No ha sido la única que han vivido los inga, habitantes del humilde poblado, hogar de unas 2.500 personas, perdido en las montañas de Nariño, al sur de Colombia. Hubo una época en la que llegaron a ver cuatro asesinados por semana. Hasta que decidieron cambiar de vida.

«Este es un pueblo que desde 1985 fue afectado por todos los grupos armados. Primero las guerrillas. El M19, el ELN, las Farc… Después por los paramilitares y también por el narcotráfico. Especialmente por lo que se llama cultivos de amapola (opio). Estuvieron durante 12 años y en ese tiempo el pueblo estuvo al borde de la extinción física y cultural», lamenta Hernando Chindoy, uno de los líderes de la comunidad.

En su época de máxima extensión, los cultivos ilícitos en la zona alcanzaban las 2.500 hectáreas. Daban, por supuesto, mucho dinero a un lugar muy pobre. «Recibíamos entre 4.000 y 8.000 millones de pesos por semana (entre 1,1 y 2,2 millones de euros) y sin embargo nunca avanzamos en educación, en salud, en temas de economía… Al contrario, lo que había era más violencia. Cada semana siempre había un muerto. Y era complicado, porque para 1990 éramos 1.600 personas, pero para 1994 habíamos crecido a más de 35.000 en esta comunidad», rememora Chindoy.

Las historias de los campesinos más veteranos de la zona dan cuenta de esa violencia. De asesinatos frente a la pequeña escuela local. De guerrilleros que pasaban por la aldea y se metían a dormir en las casas particulares. Protestar no era una opción.

Cómplices de los daños

Unos años después los inga decidieron cambiar. «La comunidad discutió internamente cómo podía continuar viviendo. Decidimos no seguir con los cultivos de uso ilícito, porque somos cómplices de los daños que le estamos causando a nuestra vida como pueblo, a la de otros seres humanos y a la de la tierra. En 2004 lo dejamos», explica Chindoy.

La solución para sobrevivir la encontraron en un pequeño grano de color rojizo. El café salvó Aponte, creen sus habitantes.

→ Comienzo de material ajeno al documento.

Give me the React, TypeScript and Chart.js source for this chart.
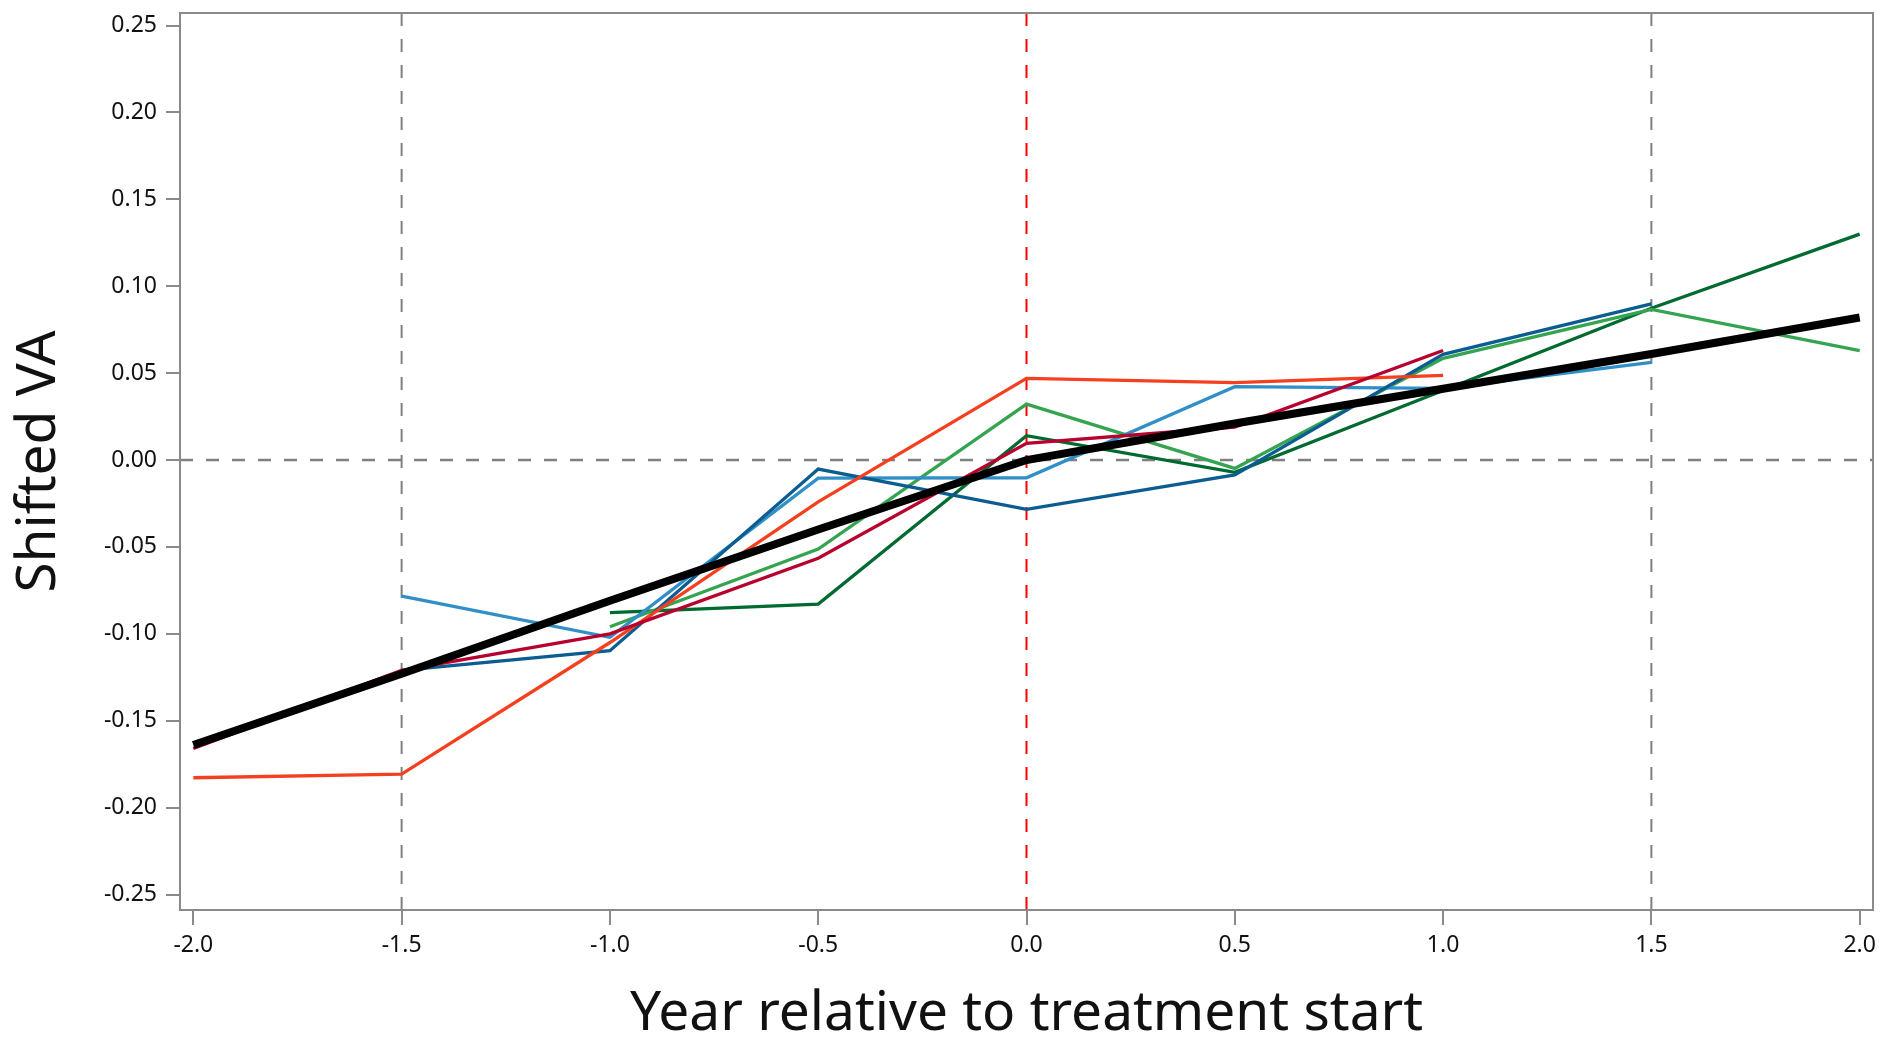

«La gente dijo no más. Y empezamos a plantar café. En este momento tenemos a unas 320 familias que viven de él. Cosechamos 280 toneladas cada año. Estamos a entre 1.800 y 2.300 metros de altura sobre el nivel del mar y, por supuesto, sale un café muy bueno», dice Chindoy, que ayuda a administrar una tienda en Bogotá de Wuasikamas, una de las marcas producidas en el lugar. Fue premiada en 2015 con el Premio Ecuatorial de Naciones Unidas al desarrollo sostenible local.

«Le ha gustado a la gente. Nos han dicho que es un esfuerzo de resistir. Y eso lo sabemos. Para estar aquí vivos hemos resistido más de 500 años por estar perviviendo física y culturalmente», cree Chindoy. Los Inga han conseguido que todo el proceso de producción, desde la recolección hasta el empaquetado, se haga en Aponte. Se organizan de forma cooperativa.

En la pequeña aldea entra ahora mucho menos dinero que antes, pero el lugar es mucho más tranquilo. «Hay una pobreza económica, pero la vida es distinta. Uno antes estaba secuestrado en su propia casa. No podemos explicar cómo estamos vivos sin el café y el proceso de transformación que hicimos. Tuvimos atentados y fuimos amenazados», dice Chindoy.

Podrían seguir sus pasos otras comunidades campesinas dedicadas ahora a la siembra de amapola y coca. El pacto entre Colombia y las FARC, de 2016, creó un programa de sustitución de cultivos de uso ilícito. Incluye un proyecto de ley que impediría la persecución penal de campesinos que acaben con plantaciones ilegales. Una experiencia que podría desarrollarse también en México.